● **GOAL**: Take the lines from the beginning of the material through the line containing "24.5, None, 18.0]" and retype them exactly, leaving the pictures out.

● **INFORMATION SUPPLIED**:
======

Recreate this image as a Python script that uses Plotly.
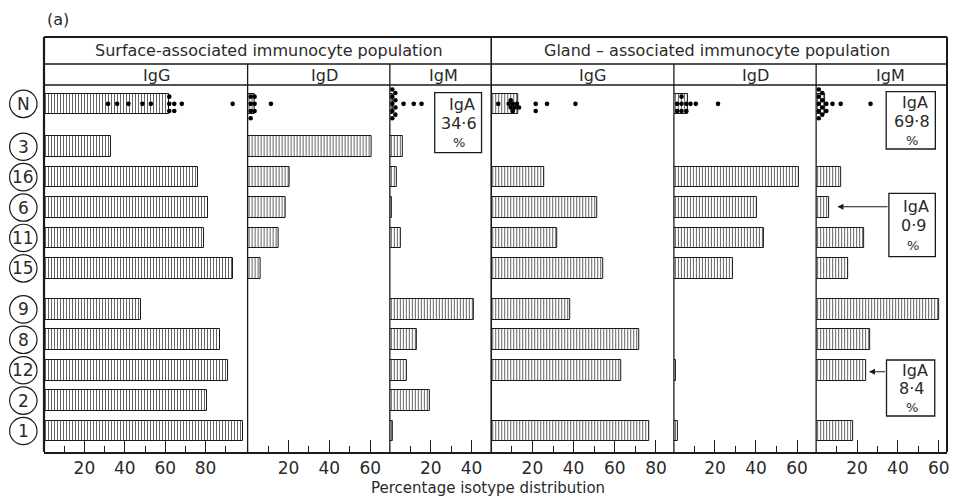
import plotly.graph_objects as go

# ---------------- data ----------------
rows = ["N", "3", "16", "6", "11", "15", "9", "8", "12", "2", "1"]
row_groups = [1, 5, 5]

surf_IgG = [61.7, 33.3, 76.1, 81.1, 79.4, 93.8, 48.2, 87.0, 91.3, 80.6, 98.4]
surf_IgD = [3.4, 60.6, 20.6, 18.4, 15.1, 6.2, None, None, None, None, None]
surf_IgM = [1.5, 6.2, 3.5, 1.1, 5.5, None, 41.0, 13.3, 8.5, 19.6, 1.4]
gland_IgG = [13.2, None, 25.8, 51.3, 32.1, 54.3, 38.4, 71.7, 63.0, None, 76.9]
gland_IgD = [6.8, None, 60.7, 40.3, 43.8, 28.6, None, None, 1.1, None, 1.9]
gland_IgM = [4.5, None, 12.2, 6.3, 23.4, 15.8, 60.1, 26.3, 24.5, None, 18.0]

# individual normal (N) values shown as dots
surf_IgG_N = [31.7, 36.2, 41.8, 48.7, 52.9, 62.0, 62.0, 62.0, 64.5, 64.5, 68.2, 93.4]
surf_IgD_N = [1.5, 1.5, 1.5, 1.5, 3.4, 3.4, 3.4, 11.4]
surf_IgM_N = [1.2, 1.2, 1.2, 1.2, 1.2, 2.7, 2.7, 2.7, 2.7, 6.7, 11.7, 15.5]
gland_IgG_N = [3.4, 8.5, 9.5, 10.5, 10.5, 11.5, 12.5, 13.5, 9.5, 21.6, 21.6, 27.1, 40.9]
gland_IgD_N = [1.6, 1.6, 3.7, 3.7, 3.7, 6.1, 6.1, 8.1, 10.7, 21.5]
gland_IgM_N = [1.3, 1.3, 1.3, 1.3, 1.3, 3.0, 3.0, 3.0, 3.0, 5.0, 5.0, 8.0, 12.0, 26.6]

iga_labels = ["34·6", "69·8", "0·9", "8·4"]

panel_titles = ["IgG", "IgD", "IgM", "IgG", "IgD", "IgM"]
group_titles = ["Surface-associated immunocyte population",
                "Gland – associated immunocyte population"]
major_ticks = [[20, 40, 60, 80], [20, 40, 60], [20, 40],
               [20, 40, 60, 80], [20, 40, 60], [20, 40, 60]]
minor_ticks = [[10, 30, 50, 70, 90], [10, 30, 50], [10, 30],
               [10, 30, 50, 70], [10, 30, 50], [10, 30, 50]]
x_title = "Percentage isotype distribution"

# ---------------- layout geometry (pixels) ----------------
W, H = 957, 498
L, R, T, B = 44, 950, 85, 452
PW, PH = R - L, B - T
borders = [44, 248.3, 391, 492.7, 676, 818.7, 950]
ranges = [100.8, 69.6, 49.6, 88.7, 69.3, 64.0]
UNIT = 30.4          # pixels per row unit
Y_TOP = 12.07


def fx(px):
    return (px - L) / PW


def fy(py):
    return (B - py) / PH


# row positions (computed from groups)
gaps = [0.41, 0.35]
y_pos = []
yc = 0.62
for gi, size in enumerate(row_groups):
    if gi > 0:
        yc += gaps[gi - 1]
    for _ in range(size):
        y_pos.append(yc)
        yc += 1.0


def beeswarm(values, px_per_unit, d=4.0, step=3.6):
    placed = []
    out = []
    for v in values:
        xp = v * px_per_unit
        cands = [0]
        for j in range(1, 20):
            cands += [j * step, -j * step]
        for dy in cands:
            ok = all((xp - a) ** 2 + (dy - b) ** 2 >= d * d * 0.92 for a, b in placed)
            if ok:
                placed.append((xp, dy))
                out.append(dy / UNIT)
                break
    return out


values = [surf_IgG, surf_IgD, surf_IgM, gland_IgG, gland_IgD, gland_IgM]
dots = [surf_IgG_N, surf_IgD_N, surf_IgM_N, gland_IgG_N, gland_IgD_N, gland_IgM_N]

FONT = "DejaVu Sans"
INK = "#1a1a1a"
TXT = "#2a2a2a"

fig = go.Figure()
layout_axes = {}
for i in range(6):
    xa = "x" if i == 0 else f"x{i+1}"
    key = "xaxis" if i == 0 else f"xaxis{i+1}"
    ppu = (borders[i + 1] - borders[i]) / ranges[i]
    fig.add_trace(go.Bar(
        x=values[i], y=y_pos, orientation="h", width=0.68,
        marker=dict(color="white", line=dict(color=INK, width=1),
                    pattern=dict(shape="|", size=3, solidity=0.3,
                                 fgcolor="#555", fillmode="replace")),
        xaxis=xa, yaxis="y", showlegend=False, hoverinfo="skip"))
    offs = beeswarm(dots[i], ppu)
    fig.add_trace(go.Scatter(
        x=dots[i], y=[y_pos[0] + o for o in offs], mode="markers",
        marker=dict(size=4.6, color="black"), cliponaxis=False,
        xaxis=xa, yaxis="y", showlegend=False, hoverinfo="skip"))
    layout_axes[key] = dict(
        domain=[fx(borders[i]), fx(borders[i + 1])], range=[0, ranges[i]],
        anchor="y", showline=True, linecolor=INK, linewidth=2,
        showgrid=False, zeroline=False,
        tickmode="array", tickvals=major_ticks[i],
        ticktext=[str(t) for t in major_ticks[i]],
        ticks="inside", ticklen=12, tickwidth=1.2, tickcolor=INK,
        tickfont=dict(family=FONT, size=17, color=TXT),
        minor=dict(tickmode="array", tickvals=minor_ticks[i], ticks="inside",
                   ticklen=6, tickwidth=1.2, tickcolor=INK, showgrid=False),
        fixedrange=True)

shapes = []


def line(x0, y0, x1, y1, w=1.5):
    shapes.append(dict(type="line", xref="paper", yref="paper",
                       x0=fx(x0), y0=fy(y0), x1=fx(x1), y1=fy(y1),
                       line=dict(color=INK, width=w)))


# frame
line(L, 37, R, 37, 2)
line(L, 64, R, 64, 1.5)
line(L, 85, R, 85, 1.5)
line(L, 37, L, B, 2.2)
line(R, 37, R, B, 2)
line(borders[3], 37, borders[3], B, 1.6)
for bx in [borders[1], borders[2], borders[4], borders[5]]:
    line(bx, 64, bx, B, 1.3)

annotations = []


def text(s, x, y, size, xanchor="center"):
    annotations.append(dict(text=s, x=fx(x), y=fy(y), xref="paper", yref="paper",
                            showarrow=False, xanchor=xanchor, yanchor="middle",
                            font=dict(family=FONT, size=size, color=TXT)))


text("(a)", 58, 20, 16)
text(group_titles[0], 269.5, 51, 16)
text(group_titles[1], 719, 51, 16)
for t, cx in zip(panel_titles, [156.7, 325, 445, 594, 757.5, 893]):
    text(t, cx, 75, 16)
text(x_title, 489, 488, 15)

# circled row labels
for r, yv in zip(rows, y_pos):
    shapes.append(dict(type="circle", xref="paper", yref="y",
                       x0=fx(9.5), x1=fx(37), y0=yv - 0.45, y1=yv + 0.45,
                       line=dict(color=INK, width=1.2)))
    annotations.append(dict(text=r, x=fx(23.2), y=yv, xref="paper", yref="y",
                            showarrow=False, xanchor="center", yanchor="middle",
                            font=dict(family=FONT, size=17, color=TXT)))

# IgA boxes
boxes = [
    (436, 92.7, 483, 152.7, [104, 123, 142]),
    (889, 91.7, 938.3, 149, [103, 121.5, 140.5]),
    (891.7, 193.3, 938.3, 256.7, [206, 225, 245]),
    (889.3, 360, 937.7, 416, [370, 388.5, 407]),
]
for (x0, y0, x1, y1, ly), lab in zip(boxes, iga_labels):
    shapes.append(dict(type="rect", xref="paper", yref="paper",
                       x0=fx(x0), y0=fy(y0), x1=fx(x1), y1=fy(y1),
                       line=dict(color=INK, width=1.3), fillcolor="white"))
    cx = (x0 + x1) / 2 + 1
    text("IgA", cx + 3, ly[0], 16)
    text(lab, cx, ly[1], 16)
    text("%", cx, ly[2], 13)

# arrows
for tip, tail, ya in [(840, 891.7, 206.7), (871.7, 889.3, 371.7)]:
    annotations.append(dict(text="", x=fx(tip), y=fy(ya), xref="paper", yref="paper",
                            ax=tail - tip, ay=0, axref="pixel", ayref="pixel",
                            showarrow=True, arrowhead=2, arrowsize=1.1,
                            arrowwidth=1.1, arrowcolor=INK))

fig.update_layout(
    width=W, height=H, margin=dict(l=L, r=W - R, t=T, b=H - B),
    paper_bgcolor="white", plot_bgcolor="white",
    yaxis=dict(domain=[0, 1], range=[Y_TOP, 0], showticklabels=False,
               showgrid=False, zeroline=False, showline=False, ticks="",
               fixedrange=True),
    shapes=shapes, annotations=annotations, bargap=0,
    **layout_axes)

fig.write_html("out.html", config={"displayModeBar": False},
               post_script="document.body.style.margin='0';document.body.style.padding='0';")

======

● **SOLUTION**:
Recreate this image as a Python script that uses Plotly.
import plotly.graph_objects as go

# ---------------- data ----------------
rows = ["N", "3", "16", "6", "11", "15", "9", "8", "12", "2", "1"]
row_groups = [1, 5, 5]

surf_IgG = [61.7, 33.3, 76.1, 81.1, 79.4, 93.8, 48.2, 87.0, 91.3, 80.6, 98.4]
surf_IgD = [3.4, 60.6, 20.6, 18.4, 15.1, 6.2, None, None, None, None, None]
surf_IgM = [1.5, 6.2, 3.5, 1.1, 5.5, None, 41.0, 13.3, 8.5, 19.6, 1.4]
gland_IgG = [13.2, None, 25.8, 51.3, 32.1, 54.3, 38.4, 71.7, 63.0, None, 76.9]
gland_IgD = [6.8, None, 60.7, 40.3, 43.8, 28.6, None, None, 1.1, None, 1.9]
gland_IgM = [4.5, None, 12.2, 6.3, 23.4, 15.8, 60.1, 26.3, 24.5, None, 18.0]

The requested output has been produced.